観察は、本物の土器片を手に取り観察用のワークシートに記入するという作業で、この観察結果をもとに、さまざまな食材を各自オリジナルブレンドにて、マイ・ドッキーを作ります。

ココアやブラックココアのほか、
製菓用のけしの実や紅茶などその地域の土器に合わせて材料を用意します。


「色」や粘土の中の「混ざりもの(混和剤)」は、土器の観察や識別にとって大事な情報で、それらを食材に置き換えるというのがポイントになっています。

参加者の方の作品
(アルミの上のものが食用、右上が本物)
場合によっては、実際の出土品のような
ラッピングをして持ち帰っていただきます。


いつも使っているオリジナルの観察ワークシートがこちら↓

「文様」「色」「混ざりもの」を観察するシート

このワークシートを使うことで、土器の重要な観察ポイントごとに、お菓子に変換する作戦が立てられる…という内容になっています。

ただ、ワークシートは小さい年齢の方でも取り組みやすいという良い面もある反面、どうしても参加者個別の作業になり、観察結果が広がっていかないところがあります。

応用編にチャレンジしてみた!

それで、新たな試みとして、あえてワークシートを使わず、参加者ひとりひとりの土器片を「みんなで」観察するということをやってみました。

実施した場所は、東京都武蔵野市にある、武蔵野ふるさと歴史館

武蔵野ふるさと館さんでは、中高校生を対象にした考古学の講座を定期的に実施されています。

ドッキーワークショップは、小学生以下を対象とすることがほとんどなのですが、今回は中高校生のみが対象になるということで、ワークシートなしでやってみよう!ということになりました。

まずは、土器のかけらではなく、完全な形の土器を2種類、みんなで特徴や違いを発言し合いながら観察しました。

「勝坂式土器」と「加曽利E式土器」の特徴を
それぞれ言い合いながらまとめていきます。
ホワイトボードに板書。
完形の土器もたくさん用意していただきました。

今回は時代の違う2種類の土器を扱うということで、少なくとも「どちらの種類の土器のかけらか」までは同定できるようになるまで踏み込んでみんなで観察をしました。

各人に配った土器片。
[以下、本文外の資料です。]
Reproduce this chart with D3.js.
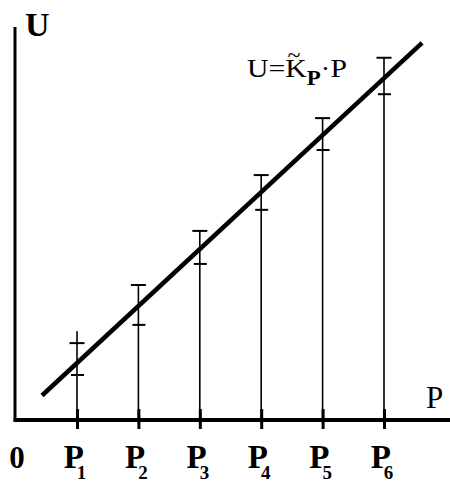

これは勝坂式土器。
井の頭公園のまわりにある遺跡から出土したものです。


同定のポイントは、文様だけでなく以下のようなものも大切です。

・上下左右の湾曲具合
・土器を製作した際の輪積みの痕跡
・表面を平滑にした際の擦った痕や磨いた痕
・上記から推測される土器片の部位

文様だけ見ても、部位が違えば土器の種類(型式)を同定し間違えることもあります。

そのため、上記のような観察の視点もとても重要になってきます。

全員で全員の土器片を本気で観察してみる

ちいさい土器片をよーく見て、
「どんな土器のどの部分か」をみんなで根拠を共有しながら特定していきます。


土器片の部位同定の根拠については私が説明しましたが、それに納得してもらえるかどうか、それぞれの土器片を全員に回して確認してもらいました。

時間と集中力は要しましたが、ここまでやったことで、参加者の観察眼はずいぶん鍛えられたのではないかと思います。

観察後のドッキー製作の様子
完成品その1
完成品その2
横方向に大きく湾曲している状態も表現されています。

(おまけ)調理室遺跡調査

ちなみに、ドッキーを焼いている間に、調理室を遺跡に見立てて、模擬的な土器片の採集調査をしたのですが、土器片の同定ができるようになったことで、分布への考察に進むことができました。

土器片カードを床に貼りまくる!
調理室の平面図に土器片カードの番号を落としていきます。
番号の土器を並べて分布の傾向を確認。


遺跡の調査は、実は「土器片」を同定することができないと、ほぼ進めることができません。

なぜなら、土器片はほとんどどこでも出土して、最もたくさん出土するものだからです。「あるある」だからこそ、一番基礎的な判断材料になるのです。

観察を追求するということ

…などと熱く語ってしまいましたが、わたしがワークショップで一番伝えたいのは、「深い観察することで状況が立体的に見えてくる」ということです。

これって、考古学以外のさまざまな日常の場面でも役に立ちますよね。(たぶん)

と思って、やっていたりします。。

参加者の対象年齢層が高かったということもあり、ここまで踏み込んだワークショップができて、わたしもけっこう熱くなってしまいました。。